Yesterday's post about Africa, AIDS and the Church begat considerable discussion around the old hot stove. An old buddy paraphrased my argument thus. "What you're saying is that trying to teach Africans that you can prevent aids by abstinence and chastity is like trying to explain Sunday to a hog."
Ummm, yes, you could say that! But if you say such things, you will be accused, as surely as day follows night, of being a racist. One of my small-l liberal friends says my saying "Africans will be Africans" is implying that all the efforts of missionaries, teachers, aid workers and other "forced for good" are wasted because Africans don't "get it". Exactly!
Why should this be construed as a racist statement?

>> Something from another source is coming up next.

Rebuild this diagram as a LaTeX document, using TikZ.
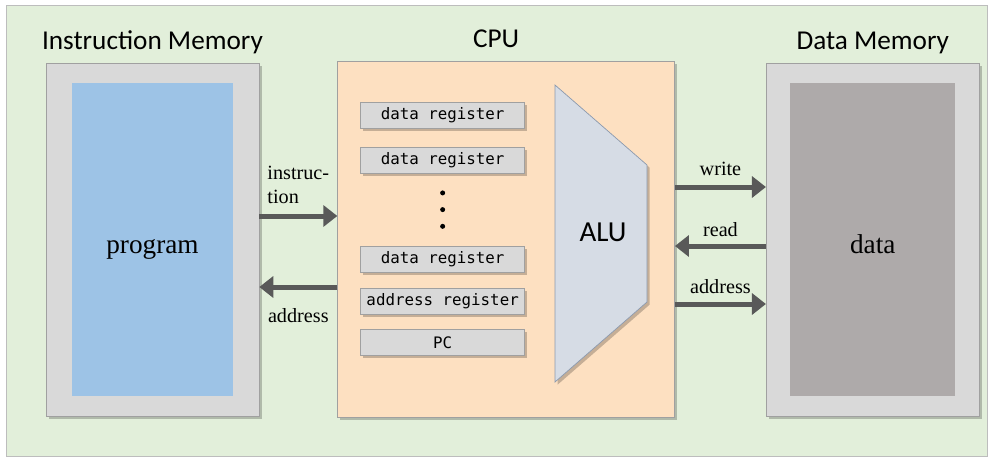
\documentclass[tikz,border=0pt]{standalone}
\usepackage{fontspec}
\setmainfont{Liberation Serif}
\setsansfont{Carlito}
\setmonofont{DejaVu Sans Mono}
\usepackage{xcolor}
\definecolor{BgGreen}{HTML}{E2EFDA}
\definecolor{FrameGrey}{HTML}{BDBDBD}
\definecolor{OuterGrey}{HTML}{D9D9D9}
\definecolor{EdgeGrey}{HTML}{A0A0A0}
\definecolor{ProgBlue}{HTML}{9DC3E6}
\definecolor{DataGrey}{HTML}{AEAAAA}
\definecolor{CpuPeach}{HTML}{FDE0C1}
\definecolor{AluBlue}{HTML}{D6DCE5}
\definecolor{AluEdge}{HTML}{8C9AAE}
\definecolor{ArrGrey}{HTML}{595959}
\usepackage{tikz}
\usetikzlibrary{arrows.meta,positioning,shadows}

\begin{document}
\begin{tikzpicture}[
  x=0.02cm,y=-0.02cm,
  shadowed/.style={drop shadow={shadow xshift=1.5pt,shadow yshift=-1.5pt,fill=black,opacity=0.22}},
  membox/.style={draw=EdgeGrey,fill=OuterGrey,minimum width=4.26cm,minimum height=7.06cm,shadowed},
  innerbox/.style={minimum height=6.28cm,text height=0.56cm,text depth=0pt,font=\fontsize{15.5}{18}\selectfont},
  cpubox/.style={draw=EdgeGrey,fill=CpuPeach,minimum width=6.74cm,minimum height=7.12cm,shadowed},
  title/.style={font=\sffamily\fontsize{15.5}{18}\selectfont,inner sep=0pt,text depth=0pt},
  reg/.style={draw=EdgeGrey,fill=OuterGrey,minimum width=3.28cm,minimum height=0.52cm,inner sep=0pt,font=\ttfamily\fontsize{9}{10}\selectfont,shadowed},
  dot/.style={circle,fill=black,inner sep=0pt,minimum size=0.1cm},
  arr/.style={-{Triangle[length=0.28cm,width=0.42cm]},line width=0.1cm,color=ArrGrey},
  lbl/.style={text=black,font=\fontsize{11.5}{13.5}\selectfont,inner sep=0pt,text depth=0pt}
]
\useasboundingbox (0,0) rectangle (988,457);
\draw[fill=BgGreen,draw=FrameGrey] (6,5) rectangle (987.5,456.5);

% memories and cpu
\node[membox] (imem) at (152.5,239.5) {};
\node[innerbox,fill=ProgBlue,minimum width=3.22cm] (prog) at (imem) {program};
\node[cpubox,right=1.56cm of imem] (cpu) {};
\node[membox,right=1.82cm of cpu] (dmem) {};
\node[innerbox,fill=DataGrey,minimum width=3.3cm] (data) at (dmem) {data};

\node[title,above=0.26cm of imem] (imemtitle) {Instruction Memory};
\node[title,above=0.26cm of cpu,xshift=-0.2cm] (cputitle) {CPU};
\node[title,above=0.26cm of dmem] (dmemtitle) {Data Memory};

% registers
\node[reg,below right=0.82cm and 0.46cm of cpu.north west] (reg1) {data register};
\node[reg,below=0.36cm of reg1] (reg2) {data register};
\node[dot,below=0.33cm of reg2] (dot1) {};
\node[dot,below=0.22cm of dot1] (dot2) {};
\node[dot,below=0.22cm of dot2] (dot3) {};
\node[reg,below=1.44cm of reg2] (reg3) {data register};
\node[reg,below=0.32cm of reg3] (areg) {address register};
\node[reg,below=0.28cm of areg] (pc) {PC};

% alu
\draw[draw=AluEdge,fill=AluBlue,shadowed] (555,85) -- (647,165) -- (647,302) -- (555,382) -- cycle;
\node[title,font=\sffamily\fontsize{16.5}{19}\selectfont] (alu) at (603,232) {ALU};

% buses
\draw[arr] (imem.east |- 0,216) -- (cpu.west |- 0,216)
  node[lbl,midway,above=0.2cm,align=left] (inslbl) {instruc-\\tion};
\draw[arr] (cpu.west |- 0,287) -- (imem.east |- 0,287)
  node[lbl,midway,below=0.38cm] (iaddrlbl) {address};
\draw[arr] (cpu.east |- 0,187) -- (dmem.west |- 0,187)
  node[lbl,midway,above=0.18cm] (wrlbl) {write};
\draw[arr] (dmem.west |- 0,246) -- (cpu.east |- 0,246)
  node[lbl,midway,above=0.14cm] (rdlbl) {read};
\draw[arr] (cpu.east |- 0,304) -- (dmem.west |- 0,304)
  node[lbl,midway,above=0.16cm] (daddrlbl) {address};
\end{tikzpicture}
\end{document}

I lived in southern Africa for six years. I saw what I saw. I am not a racist. I am a realist!
Hear the voice of another realist. This is Paul Theroux's take on helping Africans, as expressed in Dark Star Safari (2003).
The whites, teachers, diplomats and agents of virtue [love that phrase, ed.] I met at dinner parties had pretty much the same things on their minds as their counterparts had in the 1960s. They discussed relief projects and scholarships and agricultural schemes, refugee camps, emergency food programs, technical assistance.
They were newcomers. They did not realize that for forty years people had been saying the same things, and the result after four decades was a lower standard of living, a higher rate of illiteracy, overpopulation, and much more disease.
Dark Star Safari is Theroux's account of his jouney from Cairo to the Cape just after the turn of this century. Like me, he spent some time working in Africa, years before. His view of that continent, its people and its future is far more jaundiced and dyspeptic than mine. Go ahead. Call him a racist. But read the book first.